La más que probable investidura de Alberto Fernández como futuro presidente de la Nación Argentina, impulsada por un frente amplio que excede al peronismo, deja abierta la posibilidad de que su gestión se aleje de todo voluntarismo desproporcionado para virar a las más tranquilas aguas de la centro-izquierda, espacio propio de la socialdemocracia. Es justamente la característica de los sistemas presidencialistas, que dotan de enorme poder el presidente, lo que hacen poco verosímil la hipótesis de que el futuro presidente vea sus facultades menguadas por la forma peculiar que tuvo su nominación. De allí que la designación de Alberto Fernández, tiene también un ingrediente menos visible dado que el nuevo presidente, si consigue alcanzar la primera magistratura, lo hará como líder de una coalición más amplia que la que reunía Cristina Fernández, con lo cual tendrá compromisos y aliados que le obligarán a políticas de mayor consenso.
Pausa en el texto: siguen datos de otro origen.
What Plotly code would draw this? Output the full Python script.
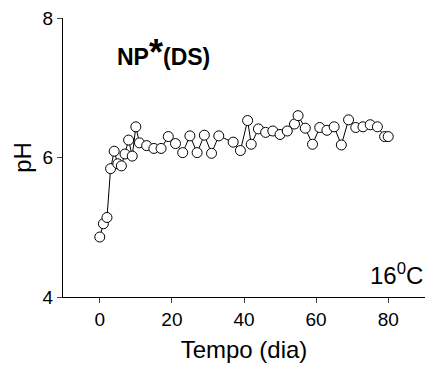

Por otra parte, si Alberto Fernández es consagrado presidente, deberá hacer frente a la grave crisis económica y social en que ha sumido a Argentina las erróneas políticas económicas y sociales del gobierno de Macri. Deberá transitar por un estrecho desfiladero, sin demasiadas opciones a su alcance, para buscar el máximo apoyo a través del diálogo y el consenso, obligado a respetar las instituciones y las reglas de juego de la democracia. Esta convergencia de circunstancias producirá un reacomodamiento de fuerzas políticas que disolverá uno de los mayores obstáculos que han impedido la reconversión de un partido personalista como el peronista, en un partido de perfil socialdemócrata, basado en una dirección colegiada. Estamos señalando solo tendencias. La realidad deberá luego confirmar que estas hipótesis se verifiquen.